Set problem:
Please retype the data in full and exactly; the pictures are not part of the copy.

Given material:
━━━━━━

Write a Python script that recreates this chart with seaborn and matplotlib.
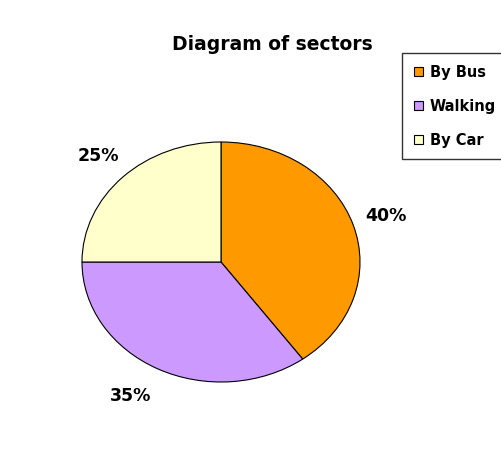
import matplotlib
matplotlib.use("Agg")
import matplotlib.pyplot as plt
import seaborn as sns

# Data
categories = ["By Bus", "Walking", "By Car"]
shares = [40, 35, 25]
colors = ["#FF9900", "#CC99FF", "#FFFFCC"]

sns.set_style("white")
plt.rcParams["font.family"] = ["DejaVu Sans"]
plt.rcParams["font.weight"] = "bold"
plt.rcParams["text.color"] = "black"

fig = plt.figure(figsize=(5.02, 4.54), dpi=100)
fig.patch.set_facecolor("white")

# pie axes stretched so the pie becomes an ellipse
ax = fig.add_axes([82 / 502, 72 / 454, 278 / 502, 240 / 454])
wedges, texts = ax.pie(
    shares,
    colors=colors,
    startangle=90,
    counterclock=False,
    labels=[f"{v}%" for v in shares],
    labeldistance=1.25,
    wedgeprops=dict(edgecolor="black", linewidth=0.8),
    textprops=dict(fontsize=12.5, fontweight="bold", color="black"),
)
for t in texts:
    t.set_horizontalalignment("center")
    t.set_verticalalignment("center")
# the lower label sits a bit further left in the original
x, y = texts[1].get_position()
texts[1].set_position((x - 0.08, y))
ax.set_aspect("auto")
ax.set_xlim(-1, 1)
ax.set_ylim(-1, 1)
ax.axis("off")

fig.text(272 / 502, 1 - 44 / 454, "Diagram of sectors", ha="center", va="center",
         fontsize=13.5, fontweight="bold", color="black")

leg = fig.legend(
    wedges, categories,
    loc="upper left",
    bbox_to_anchor=(402 / 502, 1 - 53 / 454),
    frameon=True, fancybox=False, edgecolor="black",
    handlelength=0.65, handleheight=0.65, handletextpad=0.45,
    labelspacing=1.3, borderpad=0.8, borderaxespad=0,
    prop=dict(size=10.5, weight="bold"),
)
leg.get_frame().set_linewidth(1.0)
for t in leg.get_texts():
    t.set_color("black")

fig.savefig("out.png", dpi=100, facecolor="white")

━━━━━━

Written response:
Write a Python script that recreates this chart with seaborn and matplotlib.
import matplotlib
matplotlib.use("Agg")
import matplotlib.pyplot as plt
import seaborn as sns

# Data
categories = ["By Bus", "Walking", "By Car"]
shares = [40, 35, 25]
colors = ["#FF9900", "#CC99FF", "#FFFFCC"]

sns.set_style("white")
plt.rcParams["font.family"] = ["DejaVu Sans"]
plt.rcParams["font.weight"] = "bold"
plt.rcParams["text.color"] = "black"

fig = plt.figure(figsize=(5.02, 4.54), dpi=100)
fig.patch.set_facecolor("white")

# pie axes stretched so the pie becomes an ellipse
ax = fig.add_axes([82 / 502, 72 / 454, 278 / 502, 240 / 454])
wedges, texts = ax.pie(
    shares,
    colors=colors,
    startangle=90,
    counterclock=False,
    labels=[f"{v}%" for v in shares],
    labeldistance=1.25,
    wedgeprops=dict(edgecolor="black", linewidth=0.8),
    textprops=dict(fontsize=12.5, fontweight="bold", color="black"),
)
for t in texts:
    t.set_horizontalalignment("center")
    t.set_verticalalignment("center")
# the lower label sits a bit further left in the original
x, y = texts[1].get_position()
texts[1].set_position((x - 0.08, y))
ax.set_aspect("auto")
ax.set_xlim(-1, 1)
ax.set_ylim(-1, 1)
ax.axis("off")

fig.text(272 / 502, 1 - 44 / 454, "Diagram of sectors", ha="center", va="center",
         fontsize=13.5, fontweight="bold", color="black")

leg = fig.legend(
    wedges, categories,
    loc="upper left",
    bbox_to_anchor=(402 / 502, 1 - 53 / 454),
    frameon=True, fancybox=False, edgecolor="black",
    handlelength=0.65, handleheight=0.65, handletextpad=0.45,
    labelspacing=1.3, borderpad=0.8, borderaxespad=0,
    prop=dict(size=10.5, weight="bold"),
)
leg.get_frame().set_linewidth(1.0)
for t in leg.get_texts():
    t.set_color("black")

fig.savefig("out.png", dpi=100, facecolor="white")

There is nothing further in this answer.